节点文献
混淆代码变量名恢复及可视化方法研究
Variable Name Recovery and Visualization Method of Obfuscated Code
【作者】 杨涛;
【导师】 胡海波;
【作者基本信息】 重庆大学 , 软件工程, 2022, 硕士
【摘要】 在前端项目正式部署前,开发人员为了提高程序运行效率、降低网络传输开销、避免原始代码暴露在客户端应用程序中,会在不改变运行结果的前提下,对项目中的Java Script代码进行混淆和压缩处理。但对安全分析人员来说,通过逆向工程对源代码进行审查是非常有必要的,而混淆压缩的代码大大增加了审查的难度。因此需要一种变量名恢复方法帮助安全分析人员快速理解、分析代码执行逻辑。理论上来说,无法从代码本身携带的信息得到原始的变量名称,但大多数的代码在现有代码库中存在相同或相似实现,因此基于上下文预测混淆变量名的原始命名是理论可行的。此外,现有的解决方案恢复准确率较低,依赖分析人员阅读源代码进行二次评估,这一过程通常会耗费大量时间。解决上述问题的关键,一方面是改进变量名恢复模型以提高其准确率,另一方面需要一种直观的方式来帮助分析人员更容易地阅读并理解代码。本文从上述两个方面入手,基于深度学习和可视化技术,提出了更加高效、准确的变量名恢复方案。本文的主要研究工作如下:(1)在开源代码社区Git Hub中获取了上万个优秀前端项目,从中提取超过100万个Java Script源代码文件,共计668万个函数,构建了Java Script混淆代码数据集。

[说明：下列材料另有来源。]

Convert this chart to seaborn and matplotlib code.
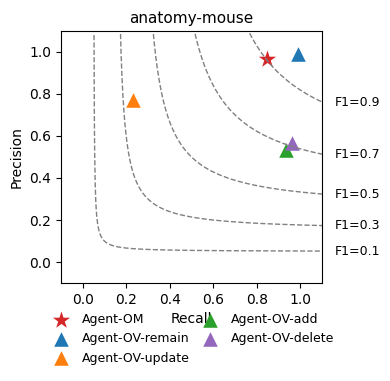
import numpy as np
import pandas as pd
import matplotlib
matplotlib.use("Agg")
import matplotlib.pyplot as plt
import seaborn as sns

methods = ["Agent-OM", "Agent-OV-remain", "Agent-OV-update", "Agent-OV-add", "Agent-OV-delete"]
recall = [0.845, 0.99, 0.23, 0.935, 0.96]
precision = [0.965, 0.99, 0.77, 0.535, 0.565]
marker_list = ["*", "^", "^", "^", "^"]
marker_sizes = [170, 110, 110, 110, 110]
colors = ["#d62728", "#1f77b4", "#ff7f0e", "#2ca02c", "#9467bd"]
f1_levels = [0.1, 0.3, 0.5, 0.7, 0.9]
curve_tops = [1.08, 1.12, 1.12, 1.12, 1.12]
xticks = [0.0, 0.2, 0.4, 0.6, 0.8, 1.0]
yticks = [0.0, 0.2, 0.4, 0.6, 0.8, 1.0]

fig = plt.figure(figsize=(3.9, 3.81), dpi=100)
ax = fig.add_axes([0.156, 0.257, 0.67, 0.662])

# iso-F1 curves
for f, top in zip(f1_levels, curve_tops):
    r0 = f * top / (2 * top - f)
    r = np.linspace(r0, 1.1, 800)
    p = f * r / (2 * r - f)
    sns.lineplot(x=r, y=p, ax=ax, color="gray", linestyle="--",
                 linewidth=1, sort=False, estimator=None)
    y_end = f * 1.1 / (2 * 1.1 - f)
    ax.text(1.16, y_end, f"F1={f}", va="center", ha="left", fontsize=9)

df = pd.DataFrame({"Method": methods, "Recall": recall, "Precision": precision})
for m, mk, c, sz in zip(methods, marker_list, colors, marker_sizes):
    sub = df[df["Method"] == m]
    sns.scatterplot(data=sub, x="Recall", y="Precision", ax=ax, marker=mk,
                    color=c, s=sz, linewidth=0, label=m, legend=False)

ax.set_xlim(-0.1, 1.1)
ax.set_ylim(-0.1, 1.1)
ax.set_xticks(xticks)
ax.set_yticks(yticks)
ax.set_xlabel("Recall")
ax.set_ylabel("Precision")
ax.set_title("anatomy-mouse", fontsize=11)

handles = [h for h in ax.collections]
ax.legend(handles=handles, labels=methods, ncol=2, loc="upper center",
          bbox_to_anchor=(0.5, -0.075), frameon=False, fontsize=9,
          handletextpad=0.65, columnspacing=0.6, labelspacing=0.5)

fig.savefig("out.png", dpi=100)
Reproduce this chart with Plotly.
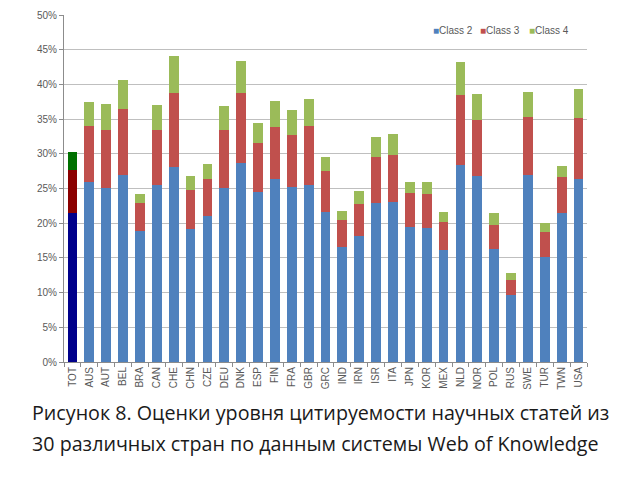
import plotly.graph_objects as go

countries = ["TOT", "AUS", "AUT", "BEL", "BRA", "CAN", "CHE", "CHN", "CZE", "DEU",
             "DNK", "ESP", "FIN", "FRA", "GBR", "GRC", "IND", "IRN", "ISR", "ITA",
             "JPN", "KOR", "MEX", "NLD", "NOR", "POL", "RUS", "SWE", "TUR", "TWN", "USA"]

# cumulative tops (%)
top_class2 = [21.4, 26.0, 25.1, 27.0, 18.9, 25.5, 28.1, 19.1, 21.1, 25.1,
              28.7, 24.5, 26.3, 25.2, 25.5, 21.6, 16.5, 18.1, 22.9, 23.1,
              19.4, 19.3, 16.1, 28.4, 26.8, 16.3, 9.6, 27.0, 15.2, 21.4, 26.3]
top_class3 = [27.6, 34.0, 33.5, 36.5, 22.9, 33.4, 38.7, 24.8, 26.4, 33.5,
              38.8, 31.5, 33.9, 32.7, 34.0, 27.5, 20.5, 22.7, 29.6, 29.8,
              24.3, 24.2, 20.2, 38.5, 34.9, 19.7, 11.8, 35.3, 18.8, 26.7, 35.2]
top_class4 = [30.2, 37.5, 37.2, 40.6, 24.2, 37.0, 44.1, 26.8, 28.5, 36.9,
              43.4, 34.4, 37.6, 36.3, 37.9, 29.6, 21.7, 24.6, 32.4, 32.8,
              26.0, 25.9, 21.6, 43.2, 38.6, 21.4, 12.8, 38.9, 20.1, 28.3, 39.3]

class2 = [round(a, 1) for a in top_class2]
class3 = [round(b - a, 1) for a, b in zip(top_class2, top_class3)]
class4 = [round(c - b, 1) for b, c in zip(top_class3, top_class4)]

series = [
    ("Class 2", class2, "#4f81bd", "#00008b"),
    ("Class 3", class3, "#c0504d", "#8b0000"),
    ("Class 4", class4, "#9bbb59", "#007000"),
]

fig = go.Figure()
for name, vals, color, tot_color in series:
    # the TOT bar is drawn in darker shades
    fig.add_trace(go.Bar(
        x=countries[:1], y=vals[:1], name=name,
        marker=dict(color=tot_color, line=dict(width=0)),
        showlegend=False,
    ))
    fig.add_trace(go.Bar(
        x=countries[1:], y=vals[1:], name=name,
        marker=dict(color=color, line=dict(width=0)),
        showlegend=False,
    ))

# compact Excel-like legend: small square glued to its label
legend_x = [0.702, 0.792, 0.886]
for (name, _, color, _), lx in zip(series, legend_x):
    fig.add_annotation(
        text=f"<span style='color:{color}'>■</span>{name}",
        xref="paper", yref="paper", x=lx, y=0.954,
        xanchor="left", yanchor="middle", showarrow=False,
        font=dict(size=10, color="#595959"),
    )

# page body adds an 8px margin, so the figure is shrunk to fit the window
fig.update_layout(
    width=632, height=472,
    barmode="stack",
    bargap=0.42,
    plot_bgcolor="white",
    paper_bgcolor="white",
    margin=dict(l=56, r=53, t=7, b=118),
    font=dict(family="Liberation Sans, Arial, sans-serif", color="#595959"),
    showlegend=False,
)

fig.update_yaxes(
    range=[0, 50],
    dtick=5,
    ticksuffix="%",
    automargin=False,
    showgrid=True,
    gridcolor="#bfbfbf",
    gridwidth=1,
    showline=True,
    linecolor="#8c8c8c",
    ticks="outside",
    ticklen=4,
    tickcolor="#8c8c8c",
    tickfont=dict(size=10, color="#595959"),
    zeroline=False,
)

fig.update_xaxes(
    categoryorder="array",
    categoryarray=countries,
    automargin=False,
    tickangle=-90,
    tickfont=dict(size=10, color="#595959"),
    showline=True,
    linecolor="#8c8c8c",
    ticks="outside",
    ticklen=4,
    tickcolor="#8c8c8c",
    tickson="boundaries",
)

fig.add_annotation(
    text="Рисунок 8. Оценки уровня цитируемости научных статей из",
    xref="paper", yref="paper", x=0.491, y=-0.145,
    xanchor="center", yanchor="middle", showarrow=False,
    font=dict(size=19.7, color="#1a1a1a", family="Open Sans, sans-serif"),
)
fig.add_annotation(
    text="30 различных стран по данным системы Web of Knowledge",
    xref="paper", yref="paper", x=0.480, y=-0.235,
    xanchor="center", yanchor="middle", showarrow=False,
    font=dict(size=19.7, color="#1a1a1a", family="Open Sans, sans-serif"),
)

fig.write_html("out.html")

(2)设计实现了基于BERT的编码器-解码器结构模型,引入对代码具有良好特征提取能力的Code BERT预训练模型,能够有效地恢复混淆代码中的原始变量名。(3)设计了编辑器增强视图、抽象语法树表征图、逻辑节点生命周期图等一系列代码可视化视图。通过部署变量名恢复模型,提供了一套高效可用的变量名恢复可视化工具。利用本研究构建的数据集对变量名恢复模型进行训练,达到了75.69%的准确率和21.12%的字符错误率,优于已有研究成果。可视化工具提供了完整的交互逻辑,能够帮助分析者快速理解代码逻辑。经过用户研究实验证明,本文提出的基于深度学习的混淆代码变量名恢复可视化方法研究能够快速、有效地帮助分析人员分析代码并确定原始变量名。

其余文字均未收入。